The phrases, Posner says, load the dice against defendants. One example, he said, is “abuse of discretion,” the standard the majority used to review claims of error in jury instructions.

“Common as the term ‘abuse of discretion’ is in opinions dealing with appeals from district court decisions, I find it opaque,” he writes. “If the appellate court is persuaded that the trial court erred in a way that makes the trial court’s decision unacceptable, it reverses. What has discretion to do with it? And ‘abuse’ seems altogether too strong a term to describe what may be no more than a disagreement between equally competent judges—the trial judge and the appellate judges—that the appellate judges happen to be empowered to resolve as they see fit.”

The National Law Journal notes the concurrence in this story (sub. req.) and interviews Posner about his views here (sub. req.).

The majority opinion upheld a Wisconsin man’s conviction for selling chemicals used in prescription drugs, and Posner agreed with the result. “I disagree merely with the rhetorical envelope in which so many judicial decisions are delivered to the reader,” he writes.

Among the phrases Posner slams:

• “Great deference.” Why give “great deference” to probable cause determinations by magistrates who are “certain or almost” certain to approve them?

• “Actual guilt” and “actual innocence.” Why not use the simpler terms “innocence” and “guilt”?

• The “heavy, nearly insurmountable burden” of proof for defendants challenging the sufficiency of evidence. The phrase appears to be “hyperbole,” and why should the defendant have this high burden?

• “Where the district court has reasonably and conscientiously reviewed the defendant’s [claim for a hearing], and has properly applied the law, its decision should stand even if we, as an original matter, would have ordered the hearing.” Posner says the quote, originally in a 1990 7th Circuit opinion, is puzzling. “It could just mean that we haven’t been given all the facts, and the district court was given all the facts, so its decision is more likely to be correct than ours would be,” he writes. “Or it could mean that the case is a toss-up and—rightly—a tie goes to the district court. Which is it?

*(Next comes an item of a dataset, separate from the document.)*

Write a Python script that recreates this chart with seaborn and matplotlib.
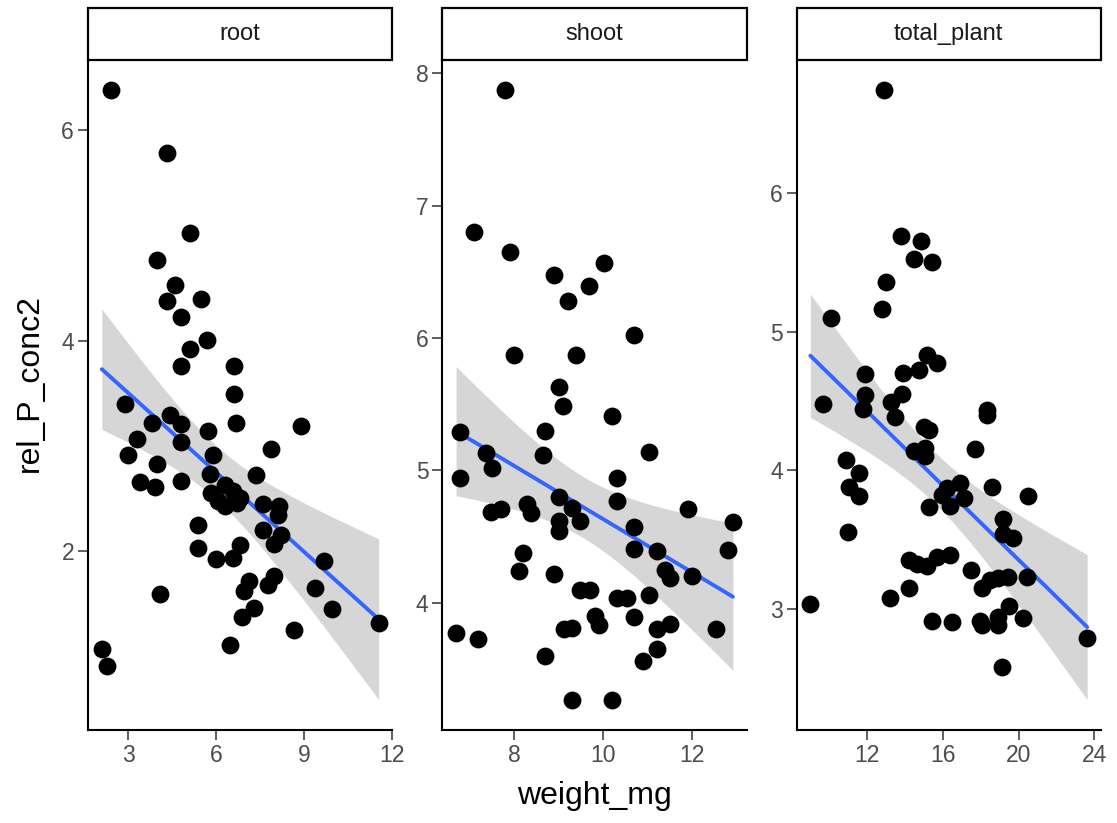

I’d like to know.”

Posner specifies other hated terms in the National Law Journal interview, including “plain meaning,” “narrow tailoring,” “instant case” and “arguendo.”

Posner tells the National Law Journal that the legal profession is too accepting of legalese. “I think most lawyers and most judges simply accept the standard terminology,” he said. “Like if you’re a fish, you accept the fact that you live in water and have gills and so on. You don’t question it. Similarly with the lawyer and judges.

“They imbibe all this stuff at law school because the professors, they’re immersed in the same culture and I don’t really think it’s a healthy culture. I think in any area in which you can express yourself adequately in the ordinary day-to-day language, it’s much better than having a specialized vocabulary.”